Osoyoos’ destination marketing organization (DMO) helps market these underutilized hotel/motel accommodations in the summer through a Winter Accommodation list, which includes info on monthly rates, kitchens, pet-friendliness, housekeeping, pool, fitness centre, in-room phones, wifi, and laundry facilities.

The concept of creating and marketing a list like this of local accommodations is under discussion in the Columbia Valley. If local hotels/motels can significantly increase their occupancy through the traditionally slower fall and winter, we can preserve jobs and smooth out the Valley’s tourism season.

First, one would expect that our local Snowbirds will be more likely to stay in the Columbia Valley this winter. That will fill up their seasonal homes and our businesses.

Second, one could expect local families with retired parents and grandparents elsewhere to invite them here for extended visits. Should they need extra room, our many local hotels/motels can serve them well. Or, more likely they will find a short term rental property that is converted to a long term rental.

Third, one may see healthy and active Snowbirds from across Canada flocking to relatively warmer climes, with fewer faces and bigger spaces, like the Columbia Valley – the warm side of the Rockies. These folks could find a perfect fit at our local hotels/motels, if they are effectively marketed to. With RVing growing in popularity, many of them will bring their own self-contained accommodation. And they could get here in time to watch their feathered friends head south.

Similar needs at each end of the age spectrum curve

No one wants to experience the effects of a pandemic. But the Columbia Valley is a pretty good place to ride it out.

Combining the post-secondary students (and some other young people taking a year off to travel, as their demographic has been experiencing record high-unemployment due to the pandemic), and the Snowbirds, we could see 1,000 – 2,000 more people living in the Columbia Valley this fall and winter (up from our 2016 Census population of 9,482).

How will we welcome them? What will they want to do – for work, for volunteering (voluntourism), for fun? How will we help them feel included and create a sense of belonging, while maintaining COVID protocols, and keep everyone safe?

What do they need to be successful? Broadband; public wifi; good accommodation; recreation and social opportunities; health and social services; good value with all products and services.

How will businesses help these groups spend money? With all economies contracting, both of these markets won’t be working full-time and are price sensitive. Perhaps, optimized goods and services (e.g. special seasonal passes); adjusted operating hours, online store; improved accessibility or delivery services can help increase your share of their wallet? Can your organization target both group, or do a great job of focusing on one? Have you looked into the revised wage subsidy programs that will be available through the fall, just as CERB winds down?

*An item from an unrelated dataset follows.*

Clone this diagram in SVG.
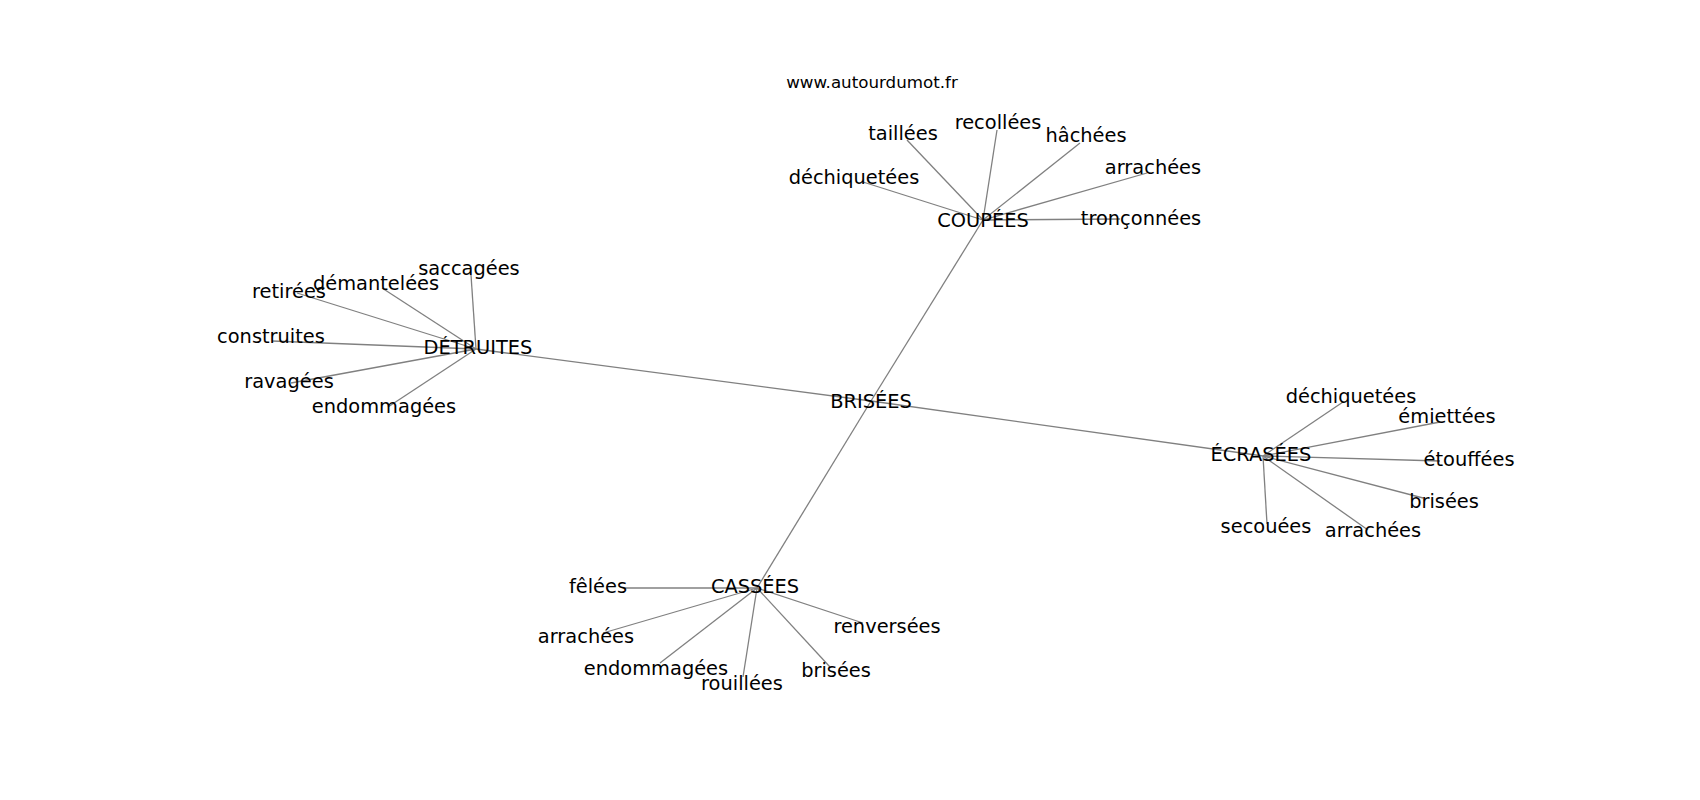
<svg xmlns="http://www.w3.org/2000/svg" width="1700" height="800" viewBox="0 0 1700 800">
<style>
  .e { stroke: #808080; stroke-width: 1.3; fill: none; }
  text { font-family: "DejaVu Sans", "Liberation Sans", sans-serif; fill: #000; text-anchor: middle; font-size: 19.4px; }
  .src { font-size: 16.7px; }
</style>
<rect x="0" y="0" width="1700" height="800" fill="#fff"/>
<g id="connectors">
  <line class="e" x1="871" y1="401" x2="983" y2="220"/>
  <line class="e" x1="871" y1="401" x2="476" y2="349"/>
  <line class="e" x1="871" y1="401" x2="1263" y2="456"/>
  <line class="e" x1="871" y1="401" x2="757" y2="588"/>
  <line class="e" x1="983" y1="220" x2="907" y2="140"/>
  <line class="e" x1="983" y1="220" x2="997" y2="130"/>
  <line class="e" x1="983" y1="220" x2="1080" y2="143"/>
  <line class="e" x1="983" y1="220" x2="1147" y2="173"/>
  <line class="e" x1="983" y1="220" x2="863" y2="182"/>
  <line class="e" x1="983" y1="220" x2="1120" y2="219"/>
  <line class="e" x1="476" y1="349" x2="471" y2="275"/>
  <line class="e" x1="476" y1="349" x2="382" y2="288"/>
  <line class="e" x1="476" y1="349" x2="297" y2="293"/>
  <line class="e" x1="476" y1="349" x2="272" y2="341"/>
  <line class="e" x1="476" y1="349" x2="291" y2="383"/>
  <line class="e" x1="476" y1="349" x2="388" y2="407"/>
  <line class="e" x1="757" y1="588" x2="624" y2="588"/>
  <line class="e" x1="757" y1="588" x2="603" y2="633"/>
  <line class="e" x1="757" y1="588" x2="660" y2="663"/>
  <line class="e" x1="757" y1="588" x2="743" y2="677"/>
  <line class="e" x1="757" y1="588" x2="830" y2="667"/>
  <line class="e" x1="757" y1="588" x2="863" y2="623"/>
  <line class="e" x1="1263" y1="456" x2="1343" y2="402"/>
  <line class="e" x1="1263" y1="456" x2="1440" y2="422"/>
  <line class="e" x1="1263" y1="456" x2="1440" y2="461"/>
  <line class="e" x1="1263" y1="456" x2="1423" y2="498"/>
  <line class="e" x1="1263" y1="456" x2="1368" y2="530"/>
  <line class="e" x1="1263" y1="456" x2="1267" y2="524"/>
</g>
<g id="source"><text class="src" x="872" y="88">www.autourdumot.fr</text></g>
<g id="n-brisees"><text x="871" y="408">BRISÉES</text></g>
<g id="n-coupees"><text x="983" y="227">COUPÉES</text></g>
<g id="n-coupees-taillees"><text x="903" y="140">taillées</text></g>
<g id="n-coupees-recollees"><text x="998" y="129">recollées</text></g>
<g id="n-coupees-hachees"><text x="1086" y="142">hâchées</text></g>
<g id="n-coupees-arrachees"><text x="1153" y="174">arrachées</text></g>
<g id="n-coupees-dechiquetees"><text x="854" y="184">déchiquetées</text></g>
<g id="n-coupees-tronconnees"><text x="1141" y="225">tronçonnées</text></g>
<g id="n-detruites"><text x="478" y="354">DÉTRUITES</text></g>
<g id="n-detruites-saccagees"><text x="469" y="275">saccagées</text></g>
<g id="n-detruites-demantelees"><text x="376" y="290">démantelées</text></g>
<g id="n-detruites-retirees"><text x="289" y="298">retirées</text></g>
<g id="n-detruites-construites"><text x="271" y="343">construites</text></g>
<g id="n-detruites-ravagees"><text x="289" y="388">ravagées</text></g>
<g id="n-detruites-endommagees"><text x="384" y="413">endommagées</text></g>
<g id="n-cassees"><text x="755" y="593">CASSÉES</text></g>
<g id="n-cassees-felees"><text x="598" y="593">fêlées</text></g>
<g id="n-cassees-arrachees"><text x="586" y="643">arrachées</text></g>
<g id="n-cassees-endommagees"><text x="656" y="675">endommagées</text></g>
<g id="n-cassees-rouillees"><text x="742" y="690">rouillées</text></g>
<g id="n-cassees-brisees"><text x="836" y="677">brisées</text></g>
<g id="n-cassees-renversees"><text x="887" y="633">renversées</text></g>
<g id="n-ecrasees"><text x="1261" y="461">ÉCRASÉES</text></g>
<g id="n-ecrasees-dechiquetees"><text x="1351" y="403">déchiquetées</text></g>
<g id="n-ecrasees-emiettees"><text x="1447" y="423">émiettées</text></g>
<g id="n-ecrasees-etouffees"><text x="1469" y="466">étouffées</text></g>
<g id="n-ecrasees-brisees"><text x="1444" y="508">brisées</text></g>
<g id="n-ecrasees-arrachees"><text x="1373" y="537">arrachées</text></g>
<g id="n-ecrasees-secouees"><text x="1266" y="533">secouées</text></g>
</svg>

We don’t have all the answers yet. But we all use our time wisely in August, ask the right questions, and put the right plans in place for this possible scenario, we can ensure that our recent recovery success doesn’t end with the summer.

And what attracts these two demographic groups, will also benefit the growing population that work from home (WFH) and work from anywhere (WFA). With continuing technological innovation, workforce development and collaborative social services, living in the Columbia Valley will be more sustainable after this pandemic has past.